- [WHAT THE EXERCISE ASKS]: Retype only what runs from the beginning of the data through the line with "plt.rcParams['mathtext.bf'] = 'Liberation"; please omit the pictures and keep every line exact.

- [STORED DATA]:
^^^^

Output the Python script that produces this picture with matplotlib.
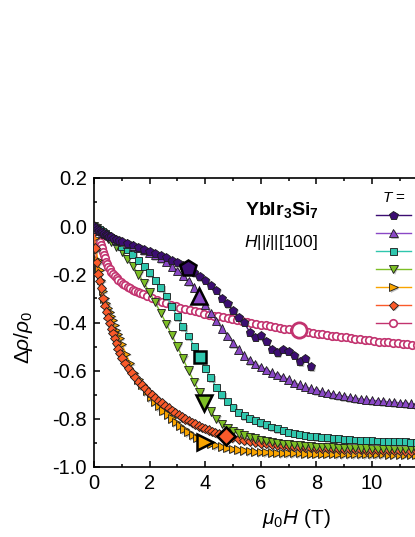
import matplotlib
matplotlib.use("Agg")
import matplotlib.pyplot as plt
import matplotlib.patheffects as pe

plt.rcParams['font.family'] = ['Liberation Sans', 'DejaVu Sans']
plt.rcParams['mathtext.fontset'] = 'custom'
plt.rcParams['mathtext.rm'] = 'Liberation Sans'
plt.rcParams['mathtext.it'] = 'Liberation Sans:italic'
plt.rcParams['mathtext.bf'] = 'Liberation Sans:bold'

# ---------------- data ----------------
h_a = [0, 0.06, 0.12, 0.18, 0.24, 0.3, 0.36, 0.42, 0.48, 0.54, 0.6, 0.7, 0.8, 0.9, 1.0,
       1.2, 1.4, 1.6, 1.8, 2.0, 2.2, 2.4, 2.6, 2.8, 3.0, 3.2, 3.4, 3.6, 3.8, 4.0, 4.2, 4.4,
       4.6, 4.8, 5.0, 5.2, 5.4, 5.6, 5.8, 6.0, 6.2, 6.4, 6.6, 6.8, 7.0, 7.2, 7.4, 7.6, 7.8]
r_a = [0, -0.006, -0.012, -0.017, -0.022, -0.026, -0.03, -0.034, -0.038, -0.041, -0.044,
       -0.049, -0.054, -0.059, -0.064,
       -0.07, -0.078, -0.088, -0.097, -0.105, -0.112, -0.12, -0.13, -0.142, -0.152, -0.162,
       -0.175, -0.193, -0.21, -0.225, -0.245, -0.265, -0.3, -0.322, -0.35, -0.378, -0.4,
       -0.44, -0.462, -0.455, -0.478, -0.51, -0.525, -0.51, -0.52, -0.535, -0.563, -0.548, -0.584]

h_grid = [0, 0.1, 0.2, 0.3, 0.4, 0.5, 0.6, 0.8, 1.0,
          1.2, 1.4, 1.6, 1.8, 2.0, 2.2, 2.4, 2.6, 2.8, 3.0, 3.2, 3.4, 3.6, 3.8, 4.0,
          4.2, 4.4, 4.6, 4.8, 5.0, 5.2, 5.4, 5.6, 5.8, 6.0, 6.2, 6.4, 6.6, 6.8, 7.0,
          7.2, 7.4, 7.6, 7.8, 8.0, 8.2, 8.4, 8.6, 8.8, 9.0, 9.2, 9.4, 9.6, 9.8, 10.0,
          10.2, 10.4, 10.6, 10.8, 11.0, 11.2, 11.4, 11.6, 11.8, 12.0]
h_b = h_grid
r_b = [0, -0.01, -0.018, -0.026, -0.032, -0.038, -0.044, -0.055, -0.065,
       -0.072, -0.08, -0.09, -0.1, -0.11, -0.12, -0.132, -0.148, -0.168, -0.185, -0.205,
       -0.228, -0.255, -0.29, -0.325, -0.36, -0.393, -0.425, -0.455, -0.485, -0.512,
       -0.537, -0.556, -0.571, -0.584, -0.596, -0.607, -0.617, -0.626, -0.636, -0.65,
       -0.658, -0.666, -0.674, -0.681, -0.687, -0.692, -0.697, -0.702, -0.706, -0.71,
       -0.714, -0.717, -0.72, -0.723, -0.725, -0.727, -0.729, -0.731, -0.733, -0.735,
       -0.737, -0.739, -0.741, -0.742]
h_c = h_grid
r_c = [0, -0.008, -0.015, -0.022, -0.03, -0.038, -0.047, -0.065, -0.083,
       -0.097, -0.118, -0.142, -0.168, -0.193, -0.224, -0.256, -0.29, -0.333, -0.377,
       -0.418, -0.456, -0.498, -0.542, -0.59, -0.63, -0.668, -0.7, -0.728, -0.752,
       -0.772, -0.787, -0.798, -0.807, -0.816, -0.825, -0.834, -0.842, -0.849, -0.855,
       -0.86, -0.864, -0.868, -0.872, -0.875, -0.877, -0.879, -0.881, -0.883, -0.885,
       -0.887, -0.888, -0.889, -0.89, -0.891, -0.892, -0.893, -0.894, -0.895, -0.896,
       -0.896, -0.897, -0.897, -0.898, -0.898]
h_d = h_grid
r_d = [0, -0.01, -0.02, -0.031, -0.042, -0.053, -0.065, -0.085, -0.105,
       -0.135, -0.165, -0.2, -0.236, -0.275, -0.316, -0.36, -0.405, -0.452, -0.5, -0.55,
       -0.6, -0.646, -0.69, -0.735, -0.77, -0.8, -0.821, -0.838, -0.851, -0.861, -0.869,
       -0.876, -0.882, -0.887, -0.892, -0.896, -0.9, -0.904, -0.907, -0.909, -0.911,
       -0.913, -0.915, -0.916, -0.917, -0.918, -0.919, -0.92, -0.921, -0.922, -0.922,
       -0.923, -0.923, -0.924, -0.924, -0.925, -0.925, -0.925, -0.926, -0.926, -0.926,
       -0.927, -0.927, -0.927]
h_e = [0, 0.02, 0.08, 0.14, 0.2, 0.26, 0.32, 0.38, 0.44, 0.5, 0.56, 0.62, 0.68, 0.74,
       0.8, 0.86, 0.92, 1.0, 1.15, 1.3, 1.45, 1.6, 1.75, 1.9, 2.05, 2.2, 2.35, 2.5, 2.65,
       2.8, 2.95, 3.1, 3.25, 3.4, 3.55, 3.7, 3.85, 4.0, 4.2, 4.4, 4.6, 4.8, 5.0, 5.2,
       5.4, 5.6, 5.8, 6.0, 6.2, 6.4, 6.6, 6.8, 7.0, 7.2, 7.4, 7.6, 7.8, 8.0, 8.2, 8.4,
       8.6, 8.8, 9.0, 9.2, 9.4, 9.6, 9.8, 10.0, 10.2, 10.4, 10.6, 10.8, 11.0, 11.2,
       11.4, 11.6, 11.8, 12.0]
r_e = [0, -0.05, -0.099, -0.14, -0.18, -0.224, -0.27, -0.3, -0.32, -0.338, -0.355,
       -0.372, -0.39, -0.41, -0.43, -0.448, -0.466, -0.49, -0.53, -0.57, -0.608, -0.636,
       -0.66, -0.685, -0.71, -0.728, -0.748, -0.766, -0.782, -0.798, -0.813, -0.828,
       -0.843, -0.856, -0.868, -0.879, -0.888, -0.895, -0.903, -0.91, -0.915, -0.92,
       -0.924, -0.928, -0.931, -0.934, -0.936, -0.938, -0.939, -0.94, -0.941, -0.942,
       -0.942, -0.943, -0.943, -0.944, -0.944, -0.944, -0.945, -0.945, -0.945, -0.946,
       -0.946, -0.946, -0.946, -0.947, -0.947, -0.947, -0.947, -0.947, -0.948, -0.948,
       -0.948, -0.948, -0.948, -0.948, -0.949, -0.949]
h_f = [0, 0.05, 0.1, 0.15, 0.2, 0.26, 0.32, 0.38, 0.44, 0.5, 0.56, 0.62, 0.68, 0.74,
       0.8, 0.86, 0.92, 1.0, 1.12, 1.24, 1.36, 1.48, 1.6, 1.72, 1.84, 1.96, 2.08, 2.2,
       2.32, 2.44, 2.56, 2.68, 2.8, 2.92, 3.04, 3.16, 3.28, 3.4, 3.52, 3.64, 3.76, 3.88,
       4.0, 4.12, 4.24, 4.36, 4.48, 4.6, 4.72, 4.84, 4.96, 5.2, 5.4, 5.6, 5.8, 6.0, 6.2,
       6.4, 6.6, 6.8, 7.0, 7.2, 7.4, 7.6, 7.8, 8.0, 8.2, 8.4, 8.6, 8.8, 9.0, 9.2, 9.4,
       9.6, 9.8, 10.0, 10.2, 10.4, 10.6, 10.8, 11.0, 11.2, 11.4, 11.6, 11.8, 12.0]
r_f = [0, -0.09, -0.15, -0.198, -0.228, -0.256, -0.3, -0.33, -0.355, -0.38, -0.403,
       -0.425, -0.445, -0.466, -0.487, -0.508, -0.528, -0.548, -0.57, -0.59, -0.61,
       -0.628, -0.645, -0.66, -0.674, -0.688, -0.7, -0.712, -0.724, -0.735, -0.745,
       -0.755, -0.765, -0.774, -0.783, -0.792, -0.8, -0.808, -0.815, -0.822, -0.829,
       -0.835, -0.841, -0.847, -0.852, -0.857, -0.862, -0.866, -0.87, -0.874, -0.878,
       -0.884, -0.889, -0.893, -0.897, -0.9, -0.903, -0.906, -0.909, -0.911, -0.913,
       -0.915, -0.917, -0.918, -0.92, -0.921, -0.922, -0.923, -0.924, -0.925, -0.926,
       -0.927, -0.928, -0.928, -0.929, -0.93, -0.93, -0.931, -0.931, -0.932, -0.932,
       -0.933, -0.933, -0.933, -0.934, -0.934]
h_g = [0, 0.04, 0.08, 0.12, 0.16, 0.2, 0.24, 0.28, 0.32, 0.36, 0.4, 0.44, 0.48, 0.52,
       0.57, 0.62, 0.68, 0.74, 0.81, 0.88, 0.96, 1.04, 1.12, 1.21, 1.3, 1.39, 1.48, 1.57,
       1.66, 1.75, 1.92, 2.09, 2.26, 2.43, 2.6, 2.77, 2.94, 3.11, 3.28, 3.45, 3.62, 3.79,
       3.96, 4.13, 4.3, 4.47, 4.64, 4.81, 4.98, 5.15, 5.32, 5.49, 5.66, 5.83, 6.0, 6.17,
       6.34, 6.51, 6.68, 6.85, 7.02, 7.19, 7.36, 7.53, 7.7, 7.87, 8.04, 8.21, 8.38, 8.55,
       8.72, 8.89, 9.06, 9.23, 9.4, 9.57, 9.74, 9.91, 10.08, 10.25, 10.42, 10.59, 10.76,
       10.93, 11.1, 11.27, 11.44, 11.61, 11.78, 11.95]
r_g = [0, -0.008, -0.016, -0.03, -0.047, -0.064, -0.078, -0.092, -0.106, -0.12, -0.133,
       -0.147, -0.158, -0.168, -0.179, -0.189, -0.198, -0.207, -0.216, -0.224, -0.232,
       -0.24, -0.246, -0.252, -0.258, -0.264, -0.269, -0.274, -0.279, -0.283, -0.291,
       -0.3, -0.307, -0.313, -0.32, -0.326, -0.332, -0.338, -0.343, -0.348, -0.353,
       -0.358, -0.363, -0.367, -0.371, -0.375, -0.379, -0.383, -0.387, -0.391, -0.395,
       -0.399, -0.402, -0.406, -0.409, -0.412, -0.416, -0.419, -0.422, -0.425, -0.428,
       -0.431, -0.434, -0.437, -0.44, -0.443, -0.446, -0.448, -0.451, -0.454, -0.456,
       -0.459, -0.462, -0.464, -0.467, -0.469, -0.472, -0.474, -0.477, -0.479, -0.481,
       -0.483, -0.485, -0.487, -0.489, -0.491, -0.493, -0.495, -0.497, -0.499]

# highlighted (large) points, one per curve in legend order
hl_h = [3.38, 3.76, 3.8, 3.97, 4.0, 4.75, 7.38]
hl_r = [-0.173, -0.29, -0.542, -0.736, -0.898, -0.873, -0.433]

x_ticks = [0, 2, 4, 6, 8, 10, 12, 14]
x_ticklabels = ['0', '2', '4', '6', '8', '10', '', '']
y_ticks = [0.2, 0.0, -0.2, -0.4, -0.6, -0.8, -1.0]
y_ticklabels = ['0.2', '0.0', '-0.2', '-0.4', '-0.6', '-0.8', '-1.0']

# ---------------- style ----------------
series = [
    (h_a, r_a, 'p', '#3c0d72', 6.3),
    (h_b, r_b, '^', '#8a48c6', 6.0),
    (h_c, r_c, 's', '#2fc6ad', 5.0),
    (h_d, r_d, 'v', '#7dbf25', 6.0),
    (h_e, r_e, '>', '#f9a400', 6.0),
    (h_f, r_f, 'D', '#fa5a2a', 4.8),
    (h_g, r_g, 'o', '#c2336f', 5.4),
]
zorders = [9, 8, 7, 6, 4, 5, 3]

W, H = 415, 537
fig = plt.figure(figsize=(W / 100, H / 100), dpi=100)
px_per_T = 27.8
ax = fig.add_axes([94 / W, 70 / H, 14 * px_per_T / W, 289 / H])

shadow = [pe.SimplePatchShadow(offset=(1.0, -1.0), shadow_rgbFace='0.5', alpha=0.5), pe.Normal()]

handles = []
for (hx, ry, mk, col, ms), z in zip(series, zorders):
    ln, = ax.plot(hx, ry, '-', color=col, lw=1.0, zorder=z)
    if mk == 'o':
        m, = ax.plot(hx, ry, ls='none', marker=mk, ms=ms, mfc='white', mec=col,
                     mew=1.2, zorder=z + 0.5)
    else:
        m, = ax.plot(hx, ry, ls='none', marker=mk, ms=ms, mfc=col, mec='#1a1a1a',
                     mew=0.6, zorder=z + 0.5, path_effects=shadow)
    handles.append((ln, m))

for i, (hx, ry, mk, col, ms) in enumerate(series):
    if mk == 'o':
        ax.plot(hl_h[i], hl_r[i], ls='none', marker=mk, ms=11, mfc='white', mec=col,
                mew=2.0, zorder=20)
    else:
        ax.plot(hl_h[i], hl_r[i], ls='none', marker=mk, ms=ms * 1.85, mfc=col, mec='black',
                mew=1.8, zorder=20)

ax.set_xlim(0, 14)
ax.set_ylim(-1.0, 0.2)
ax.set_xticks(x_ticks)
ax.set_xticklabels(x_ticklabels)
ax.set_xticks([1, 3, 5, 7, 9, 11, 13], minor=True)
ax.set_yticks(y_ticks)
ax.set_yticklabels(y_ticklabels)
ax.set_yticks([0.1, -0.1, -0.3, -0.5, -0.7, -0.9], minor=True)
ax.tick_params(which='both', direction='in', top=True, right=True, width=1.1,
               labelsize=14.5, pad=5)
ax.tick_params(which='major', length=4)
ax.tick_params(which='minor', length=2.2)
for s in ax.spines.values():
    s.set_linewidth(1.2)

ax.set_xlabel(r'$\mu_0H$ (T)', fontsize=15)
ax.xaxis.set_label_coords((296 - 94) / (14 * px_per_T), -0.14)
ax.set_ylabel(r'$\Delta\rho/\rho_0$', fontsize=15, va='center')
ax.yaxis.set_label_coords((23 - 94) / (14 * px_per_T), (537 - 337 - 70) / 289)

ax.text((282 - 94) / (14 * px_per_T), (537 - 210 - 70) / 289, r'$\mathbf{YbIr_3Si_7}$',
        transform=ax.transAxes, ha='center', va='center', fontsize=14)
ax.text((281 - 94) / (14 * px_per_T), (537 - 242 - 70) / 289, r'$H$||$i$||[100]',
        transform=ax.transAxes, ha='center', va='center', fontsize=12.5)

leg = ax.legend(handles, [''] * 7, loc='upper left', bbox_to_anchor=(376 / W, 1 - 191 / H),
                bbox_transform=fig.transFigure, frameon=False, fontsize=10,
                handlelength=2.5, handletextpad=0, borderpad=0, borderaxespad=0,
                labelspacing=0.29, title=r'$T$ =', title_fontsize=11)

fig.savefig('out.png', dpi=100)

^^^^

- [RESPONSE]:
Output the Python script that produces this picture with matplotlib.
import matplotlib
matplotlib.use("Agg")
import matplotlib.pyplot as plt
import matplotlib.patheffects as pe

plt.rcParams['font.family'] = ['Liberation Sans', 'DejaVu Sans']
plt.rcParams['mathtext.fontset'] = 'custom'
plt.rcParams['mathtext.rm'] = 'Liberation Sans'
plt.rcParams['mathtext.it'] = 'Liberation Sans:italic'
plt.rcParams['mathtext.bf'] = 'Liberation Sans:bold'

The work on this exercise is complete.